A essa altura, o enlevado leitor já deve estar a observar um cenário em que as contratações podem ser realizadas por meio da identificação de algoritmos coletados não apenas nos currículos como em redes sociais e publicações dos concorrentes, de modo a poder, com intenção do recrutador ou sem seu conhecimento, selecionar ou eliminar candidatos com base em linhas ideológicas. E isso pode dar-se por a inteligência artificial absorver a informação que determinados valores sejam positivos ou negativos propositadamente ou apenas por a existência e quantidades de de textos disponíveis na internet apresentar um determinado tema com valor ou contravalor. Ou seja, a escolha pode ocorrer deliberadamente ou por erro nas fontes das amostragens apresentadas. Assim, se uma pessoa de uma determinada cor ou que faça parte de um determinado lugar, grupo ou religião cujos algoritmos caracterizarem como sendo assim ou assado, tal pessoa estará associada a características que o algoritmo tenha identificado no agrupamento regional ou associativo. Exemplo: se o índice de criminalidade for maior num determinado bairro caracterizado por um perfil étnico, é possível que uma pessoa daquele perfil étnico tenha uma maior probabilidade de ser associada à criminalidade da estatística registrada.
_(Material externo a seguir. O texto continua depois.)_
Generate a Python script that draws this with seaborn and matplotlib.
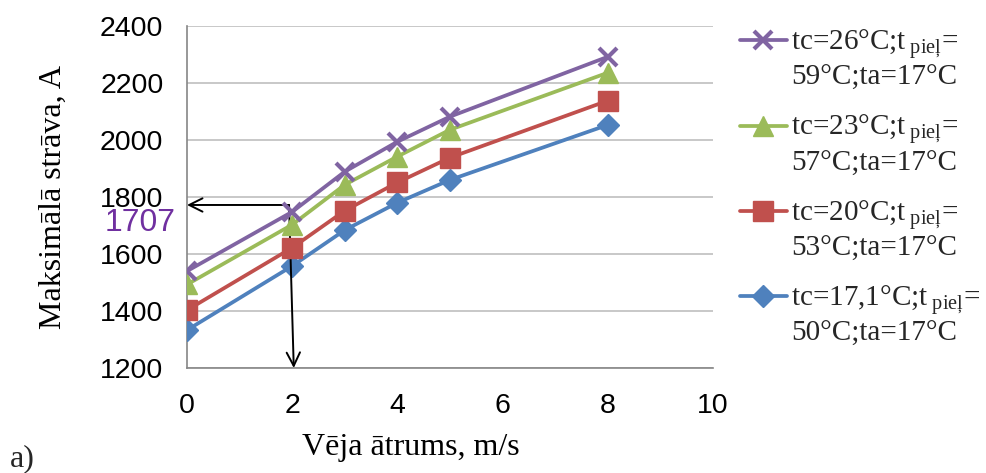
import matplotlib
matplotlib.use("Agg")
import matplotlib.pyplot as plt
from matplotlib.legend_handler import HandlerLine2D
import seaborn as sns
import numpy as np
import pandas as pd

# ---- data ----
wind_speed = [0, 2, 3, 4, 5, 8]
current_26 = [1540, 1748, 1889, 1994, 2082, 2292]
current_23 = [1493, 1703, 1843, 1942, 2036, 2236]
current_20 = [1403, 1622, 1752, 1851, 1938, 2138]
current_17 = [1333, 1558, 1684, 1780, 1860, 2053]

labels = [
    "tc=26°C;t$_{\\ \\mathregular{pieļ}}$=\n59°C;ta=17°C",
    "tc=23°C;t$_{\\ \\mathregular{pieļ}}$=\n57°C;ta=17°C",
    "tc=20°C;t$_{\\ \\mathregular{pieļ}}$=\n53°C;ta=17°C",
    "tc=17,1°C;t$_{\\ \\mathregular{pieļ}}$=\n50°C;ta=17°C",
]
series = [current_26, current_23, current_20, current_17]
colors = ["#8064A2", "#9BBB59", "#C0504D", "#4F81BD"]
markers = ["x", "^", "s", "D"]
msizes = [13, 14.5, 14, 11]

x_ticks = [0, 2, 4, 6, 8, 10]
y_ticks = [1200, 1400, 1600, 1800, 2000, 2200, 2400]

arrow_x0, arrow_x1, arrow_y = 1.94, 2.03, 1772
marked_value = "1707"

sns.set_theme(style="white")
plt.rcParams["font.family"] = ["Liberation Sans", "DejaVu Sans"]
plt.rcParams["mathtext.fontset"] = "custom"
plt.rcParams["mathtext.rm"] = "Liberation Serif"
plt.rcParams["mathtext.it"] = "Liberation Serif:italic"
plt.rcParams["mathtext.bf"] = "Liberation Serif:bold"

fig = plt.figure(figsize=(9.86, 4.73), dpi=100)
ax = fig.add_axes([187/986, 1-368/473, (713-187)/986, (368-26)/473])

for i in [3, 2, 1, 0]:
    df = pd.DataFrame({"v": wind_speed, "I": series[i]})
    sns.lineplot(data=df, x="v", y="I", ax=ax, color=colors[i], lw=2.7,
                 marker=markers[i], markersize=msizes[i],
                 markeredgecolor=colors[i], markerfacecolor=colors[i],
                 markeredgewidth=3 if markers[i] == "x" else 1,
                 label=labels[i], zorder=3 + (3 - i))

ax.set_xlim(0, 10)
ax.set_ylim(1200, 2400)
ax.set_xticks(x_ticks)
ax.set_yticks(y_ticks)
ax.set_xticklabels([str(t) for t in x_ticks])
ax.set_yticklabels([str(t) for t in y_ticks])
ax.tick_params(axis="both", length=0, labelsize=20.5, labelcolor="black")
ax.tick_params(axis="y", pad=17)
ax.tick_params(axis="x", pad=18)
ax.grid(axis="y", color="#BFBFBF", lw=1.2)
ax.grid(axis="x", visible=False)
for s in ["top", "right"]:
    ax.spines[s].set_visible(False)
for s in ["left", "bottom"]:
    ax.spines[s].set_color("#868686")
    ax.spines[s].set_linewidth(1.2)

ax.set_xlabel("Vēja ātrums, m/s", family="Liberation Serif", fontsize=23, color="black")
ax.set_ylabel("Maksimālā strāva, A", family="Liberation Serif", fontsize=23, color="black")
ax.xaxis.set_label_coords((411-187)/526, (368-433)/342)
ax.yaxis.set_label_coords((53-187)/526, 0.5)
ax.yaxis.label.set_verticalalignment("center")

# arrows
ap = dict(arrowstyle="->", color="black", lw=1.4, mutation_scale=24, shrinkA=0, shrinkB=0)
ax.annotate("", xy=(0, arrow_y), xytext=(arrow_x0, arrow_y), arrowprops=ap, annotation_clip=False)
ax.annotate("", xy=(arrow_x1, 1200), xytext=(arrow_x0, arrow_y), arrowprops=ap, annotation_clip=False)
ax.text(-0.22, 1708, marked_value, color="#7030A0", fontsize=23, ha="right", va="center", clip_on=False)

fig.text(10/986, 1-466/473, "a)", family="Liberation Serif", fontsize=23, va="baseline", ha="left")


class FirstLineHandler(HandlerLine2D):
    def create_artists(self, legend, orig_handle, xdescent, ydescent,
                       width, height, fontsize, trans):
        shift = 1.3 * fontsize
        return super().create_artists(legend, orig_handle, xdescent, ydescent - shift,
                                      width, height, fontsize, trans)


h, l = ax.get_legend_handles_labels()
order = [labels.index(x) for x in l]
pairs = sorted(zip(order, h, l))
leg = ax.legend([p[1] for p in pairs], [p[2] for p in pairs],
                loc="upper left", bbox_to_anchor=(740/986, 1-28/473),
                bbox_transform=fig.transFigure, frameon=False,
                prop={"family": "Liberation Serif", "size": 21},
                handlelength=1.6, handletextpad=0.15, labelspacing=0.75,
                borderpad=0, borderaxespad=0,
                handler_map={matplotlib.lines.Line2D: FirstLineHandler()})

fig.savefig("out.png", dpi=100)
Da mesma forma, pessoas que professam uma determinada fé ou religião podem estar associadas a intolerância ou a práticas não aprovadas por uma cultura empresarial.

Noutra linha, é possível que uma IA de nível superinteligência artificial, contrapondo teorias, filosofias e dados existentes aprenda a questionar valorações ideológicas, filosóficas ou histórico societárias e chegar a conclusões como a possibilidade da Essência Onipotente no planto da alteridade no nível da transcendência. Com isso, eliminar-se-ia o preconceito do descrédito ateísta aos que creem e poder-se-ia investigar causas primeiras ou últimas do universo sob novas possibilidades. Ao mesmo tempo, o emprego da supracitada IA pode romper paradigmas de ramos de ciências humanas, sociais ou psicológicos na investigação de questões intrinsecamente humanas. Quem sabe até desenvolver teorias que elaborem esquemas matemáticos que aproximem as áreas de humanas e exatas como nunca ocorreram até então.

Enfim, que o homem saiba lidar com a IA e a IA permita ao ser humano e, na medida do possível ou viável, ajude-o a, em vez de sucumbir, crescer em valores, dignidade, liberdade e humanidade.

Maceió, 2 de julho de 2023.

Alisson Francisco Rodrigues Barreto[1]

[1] Alisson Francisco Rodrigues Barreto é poeta, filósofo e bacharel em Direito com passagens pela Engenharia Civil e Teologia.